P[sbnd]C coupling reactions of pyramidal phosphinidene-bridged dimolybdenum complexes with alkynes

Abstract

The new pyramidal phosphinidene-bridged complex [Mo2Cp(μ-κ1: κ1,η5-PC5H4)(η6-HMes*)(CO)2{P(OMe)3}] (2b) was prepared in situ upon reaction of the trigonal phosphinidene complex [Mo2Cp(μ – κ1: κ1, η5-PC5H4)(η6-HMes*)(CO)2] (1) with P(OMe)3. This complex underwent an unexpected Michaelis-Arbuzov-like rearrangement when dissolved in tetrahydrofuran, to give the phosphanyl-phosphonate isomer [Mo2Cp{μ – κ1: κ1, η5-P(Me)C5H4}(η6-HMes*)(CO)2{P(O)(OMe)2}] in a quantitative way. The reactions of complex 2b, and also its PMe3 analogue [Mo2Cp(μ – κ1: κ1, η5-PC5H4)(η6-HMes*)(CO)2(PMe3)] (2a), with different internal alkynes (EtCCC(O)Me and MeCCCO2Me) and terminal alkynes (HCCR; R = 4-C6H4Me, C(O)Me, CO2Me) were then investigated.

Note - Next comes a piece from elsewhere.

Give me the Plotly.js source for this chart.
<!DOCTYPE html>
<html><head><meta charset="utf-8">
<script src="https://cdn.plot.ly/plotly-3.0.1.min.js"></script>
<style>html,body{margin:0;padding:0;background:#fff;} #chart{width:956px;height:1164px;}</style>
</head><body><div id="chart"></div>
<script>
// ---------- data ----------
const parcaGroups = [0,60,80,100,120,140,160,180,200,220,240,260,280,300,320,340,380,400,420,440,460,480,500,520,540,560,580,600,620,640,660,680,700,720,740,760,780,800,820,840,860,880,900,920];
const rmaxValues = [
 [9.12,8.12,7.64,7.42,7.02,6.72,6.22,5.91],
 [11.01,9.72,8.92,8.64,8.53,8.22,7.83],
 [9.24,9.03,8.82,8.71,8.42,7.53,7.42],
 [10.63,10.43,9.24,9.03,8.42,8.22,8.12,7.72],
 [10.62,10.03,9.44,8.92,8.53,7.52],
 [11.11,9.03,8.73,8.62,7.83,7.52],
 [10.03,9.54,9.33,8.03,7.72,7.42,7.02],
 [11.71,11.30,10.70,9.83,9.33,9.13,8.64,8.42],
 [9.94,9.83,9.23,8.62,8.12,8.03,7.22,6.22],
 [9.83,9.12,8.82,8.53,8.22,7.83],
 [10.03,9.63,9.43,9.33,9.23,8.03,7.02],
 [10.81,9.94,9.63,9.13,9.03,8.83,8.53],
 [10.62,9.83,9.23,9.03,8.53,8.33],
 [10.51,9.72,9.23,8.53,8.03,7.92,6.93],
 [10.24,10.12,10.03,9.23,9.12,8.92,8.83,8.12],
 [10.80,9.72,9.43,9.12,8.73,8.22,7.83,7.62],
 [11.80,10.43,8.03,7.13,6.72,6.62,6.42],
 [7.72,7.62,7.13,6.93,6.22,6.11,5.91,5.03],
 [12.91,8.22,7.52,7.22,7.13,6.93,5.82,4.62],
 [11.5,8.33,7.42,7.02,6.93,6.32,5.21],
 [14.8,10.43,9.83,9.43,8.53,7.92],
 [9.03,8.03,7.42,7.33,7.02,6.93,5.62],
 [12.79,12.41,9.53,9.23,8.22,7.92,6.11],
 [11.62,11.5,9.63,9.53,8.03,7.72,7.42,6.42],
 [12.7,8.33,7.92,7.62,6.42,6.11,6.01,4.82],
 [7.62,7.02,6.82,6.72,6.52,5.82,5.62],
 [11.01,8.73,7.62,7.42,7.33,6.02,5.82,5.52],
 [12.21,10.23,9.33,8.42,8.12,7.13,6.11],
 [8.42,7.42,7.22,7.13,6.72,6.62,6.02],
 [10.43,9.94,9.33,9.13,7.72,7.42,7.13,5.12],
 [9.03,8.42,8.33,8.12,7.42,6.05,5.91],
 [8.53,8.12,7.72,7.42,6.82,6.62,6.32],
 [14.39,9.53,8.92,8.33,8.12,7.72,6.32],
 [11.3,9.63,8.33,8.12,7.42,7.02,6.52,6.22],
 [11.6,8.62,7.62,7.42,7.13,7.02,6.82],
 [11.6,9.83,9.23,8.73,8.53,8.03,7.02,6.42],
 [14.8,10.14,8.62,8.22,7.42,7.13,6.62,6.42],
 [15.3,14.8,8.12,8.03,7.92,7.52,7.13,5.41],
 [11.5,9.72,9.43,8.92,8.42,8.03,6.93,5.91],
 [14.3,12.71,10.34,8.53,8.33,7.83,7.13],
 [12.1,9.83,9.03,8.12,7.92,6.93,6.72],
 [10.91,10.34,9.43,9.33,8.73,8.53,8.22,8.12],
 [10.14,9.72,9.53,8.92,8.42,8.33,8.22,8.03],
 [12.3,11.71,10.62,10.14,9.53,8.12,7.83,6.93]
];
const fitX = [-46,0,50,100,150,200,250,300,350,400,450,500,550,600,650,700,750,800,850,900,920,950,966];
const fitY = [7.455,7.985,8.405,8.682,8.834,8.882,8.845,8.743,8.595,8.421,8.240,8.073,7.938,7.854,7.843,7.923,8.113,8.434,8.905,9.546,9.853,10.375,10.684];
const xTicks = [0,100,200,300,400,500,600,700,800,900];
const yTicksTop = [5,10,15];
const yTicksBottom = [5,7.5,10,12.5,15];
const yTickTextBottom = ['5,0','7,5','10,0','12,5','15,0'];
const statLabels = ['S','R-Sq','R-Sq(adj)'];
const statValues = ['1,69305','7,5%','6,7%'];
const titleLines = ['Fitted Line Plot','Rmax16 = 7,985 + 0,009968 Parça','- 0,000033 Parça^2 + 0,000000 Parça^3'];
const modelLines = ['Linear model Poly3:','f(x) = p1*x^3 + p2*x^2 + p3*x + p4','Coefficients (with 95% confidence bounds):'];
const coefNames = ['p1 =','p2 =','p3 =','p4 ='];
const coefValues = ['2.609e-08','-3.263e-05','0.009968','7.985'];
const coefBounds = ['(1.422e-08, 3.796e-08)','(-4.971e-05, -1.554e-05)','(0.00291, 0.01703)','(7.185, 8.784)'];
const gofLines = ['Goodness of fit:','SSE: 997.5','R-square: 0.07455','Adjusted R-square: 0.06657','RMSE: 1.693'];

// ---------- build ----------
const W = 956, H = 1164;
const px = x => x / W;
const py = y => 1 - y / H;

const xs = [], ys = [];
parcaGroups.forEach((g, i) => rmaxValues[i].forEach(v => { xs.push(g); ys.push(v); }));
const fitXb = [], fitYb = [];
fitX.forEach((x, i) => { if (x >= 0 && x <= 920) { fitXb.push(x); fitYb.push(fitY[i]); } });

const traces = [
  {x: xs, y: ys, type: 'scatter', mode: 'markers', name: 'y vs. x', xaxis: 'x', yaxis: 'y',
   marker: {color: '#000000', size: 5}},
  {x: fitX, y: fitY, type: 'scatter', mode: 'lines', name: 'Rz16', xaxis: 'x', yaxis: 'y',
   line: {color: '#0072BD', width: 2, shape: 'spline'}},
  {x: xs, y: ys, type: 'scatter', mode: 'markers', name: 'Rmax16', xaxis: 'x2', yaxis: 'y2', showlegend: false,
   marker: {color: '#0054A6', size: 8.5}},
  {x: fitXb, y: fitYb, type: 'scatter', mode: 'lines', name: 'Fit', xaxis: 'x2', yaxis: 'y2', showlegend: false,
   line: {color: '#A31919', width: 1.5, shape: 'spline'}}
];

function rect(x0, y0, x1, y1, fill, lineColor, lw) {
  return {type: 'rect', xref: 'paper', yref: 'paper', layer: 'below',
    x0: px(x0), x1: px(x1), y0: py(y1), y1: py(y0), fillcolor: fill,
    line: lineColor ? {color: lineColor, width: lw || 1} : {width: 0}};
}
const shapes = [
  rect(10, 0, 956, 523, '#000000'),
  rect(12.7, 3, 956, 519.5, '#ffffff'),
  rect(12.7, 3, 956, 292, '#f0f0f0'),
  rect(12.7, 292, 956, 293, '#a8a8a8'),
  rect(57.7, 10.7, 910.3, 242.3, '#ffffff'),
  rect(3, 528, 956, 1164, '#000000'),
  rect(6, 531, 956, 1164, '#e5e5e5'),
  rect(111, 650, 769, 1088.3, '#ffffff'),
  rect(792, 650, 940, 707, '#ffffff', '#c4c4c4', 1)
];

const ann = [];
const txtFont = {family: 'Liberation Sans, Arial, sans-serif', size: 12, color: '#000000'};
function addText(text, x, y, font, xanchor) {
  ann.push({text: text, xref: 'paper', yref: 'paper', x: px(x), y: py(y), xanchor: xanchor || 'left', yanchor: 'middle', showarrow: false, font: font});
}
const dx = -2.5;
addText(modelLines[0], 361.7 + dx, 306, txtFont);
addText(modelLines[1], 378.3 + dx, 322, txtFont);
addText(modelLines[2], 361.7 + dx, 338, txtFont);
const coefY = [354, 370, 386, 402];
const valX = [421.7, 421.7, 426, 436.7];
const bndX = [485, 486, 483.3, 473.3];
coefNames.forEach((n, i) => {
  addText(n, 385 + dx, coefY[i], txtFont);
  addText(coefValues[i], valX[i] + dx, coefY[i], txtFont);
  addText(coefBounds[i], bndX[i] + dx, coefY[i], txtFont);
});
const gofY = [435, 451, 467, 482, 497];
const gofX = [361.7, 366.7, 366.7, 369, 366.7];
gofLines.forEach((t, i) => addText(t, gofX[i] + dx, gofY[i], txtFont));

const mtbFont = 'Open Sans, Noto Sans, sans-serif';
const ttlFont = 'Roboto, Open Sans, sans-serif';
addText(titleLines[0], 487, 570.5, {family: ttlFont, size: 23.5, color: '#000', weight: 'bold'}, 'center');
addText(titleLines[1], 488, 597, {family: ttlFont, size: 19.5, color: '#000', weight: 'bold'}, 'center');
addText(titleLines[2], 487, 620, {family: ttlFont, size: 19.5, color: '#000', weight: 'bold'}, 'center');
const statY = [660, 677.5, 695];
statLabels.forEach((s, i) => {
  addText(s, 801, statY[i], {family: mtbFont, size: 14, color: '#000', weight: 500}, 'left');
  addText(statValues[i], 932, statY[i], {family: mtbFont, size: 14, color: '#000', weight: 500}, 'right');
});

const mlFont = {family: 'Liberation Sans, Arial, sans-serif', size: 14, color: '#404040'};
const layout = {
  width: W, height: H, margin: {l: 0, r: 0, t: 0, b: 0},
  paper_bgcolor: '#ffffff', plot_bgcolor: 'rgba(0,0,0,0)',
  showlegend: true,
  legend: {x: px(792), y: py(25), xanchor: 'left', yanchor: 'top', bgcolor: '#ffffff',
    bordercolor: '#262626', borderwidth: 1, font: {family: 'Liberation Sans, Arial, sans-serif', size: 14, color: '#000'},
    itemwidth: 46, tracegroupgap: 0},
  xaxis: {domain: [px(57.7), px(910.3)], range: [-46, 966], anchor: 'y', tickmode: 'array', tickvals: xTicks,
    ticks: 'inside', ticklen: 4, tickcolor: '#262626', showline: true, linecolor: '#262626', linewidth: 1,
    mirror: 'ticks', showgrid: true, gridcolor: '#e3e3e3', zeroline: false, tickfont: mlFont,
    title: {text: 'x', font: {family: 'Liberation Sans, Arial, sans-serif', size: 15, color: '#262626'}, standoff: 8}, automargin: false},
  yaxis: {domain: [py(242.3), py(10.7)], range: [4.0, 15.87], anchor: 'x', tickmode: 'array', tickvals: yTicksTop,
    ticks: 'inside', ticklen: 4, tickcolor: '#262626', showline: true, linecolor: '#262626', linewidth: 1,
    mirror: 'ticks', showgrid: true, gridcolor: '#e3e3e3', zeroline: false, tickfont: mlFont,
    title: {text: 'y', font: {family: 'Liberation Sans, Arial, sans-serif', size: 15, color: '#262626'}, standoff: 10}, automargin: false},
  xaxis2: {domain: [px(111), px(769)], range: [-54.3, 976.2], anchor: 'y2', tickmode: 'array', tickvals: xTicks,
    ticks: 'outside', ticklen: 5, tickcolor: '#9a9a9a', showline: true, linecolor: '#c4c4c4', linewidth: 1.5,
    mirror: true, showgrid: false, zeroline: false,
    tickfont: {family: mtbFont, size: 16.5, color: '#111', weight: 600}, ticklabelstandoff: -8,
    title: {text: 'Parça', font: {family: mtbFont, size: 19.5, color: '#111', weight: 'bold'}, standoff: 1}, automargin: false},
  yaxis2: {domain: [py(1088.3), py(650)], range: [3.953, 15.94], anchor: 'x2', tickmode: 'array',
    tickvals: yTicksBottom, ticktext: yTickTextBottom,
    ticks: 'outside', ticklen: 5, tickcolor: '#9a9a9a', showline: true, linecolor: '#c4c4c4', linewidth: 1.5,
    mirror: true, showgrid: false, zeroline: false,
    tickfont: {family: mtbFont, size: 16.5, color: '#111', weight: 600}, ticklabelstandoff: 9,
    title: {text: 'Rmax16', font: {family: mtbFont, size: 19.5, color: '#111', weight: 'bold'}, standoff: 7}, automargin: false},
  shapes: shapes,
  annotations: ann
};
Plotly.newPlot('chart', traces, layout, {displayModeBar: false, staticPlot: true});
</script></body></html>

These reactions proceeded in all cases rapidly at room temperature (less than 1 min) with very high regioselectivity, to give the corresponding metallacyclic products [Mo2Cp{ μ – κ2P,C: κ1P, η5-P(C5H4)CR1CR2C(O)}(η6-HMes*)(CO)(PX3)] in high yield (X = Me, OMe; R1 = Et, Me, H; R2 = C(O)Me, CO2Me, 4-C6H4Me). Spectroscopic data for these complexes indicate that they all share the same structure, further confirmed through an X-ray single crystal study on the EtCCC(O)Me derivative of compound 2b.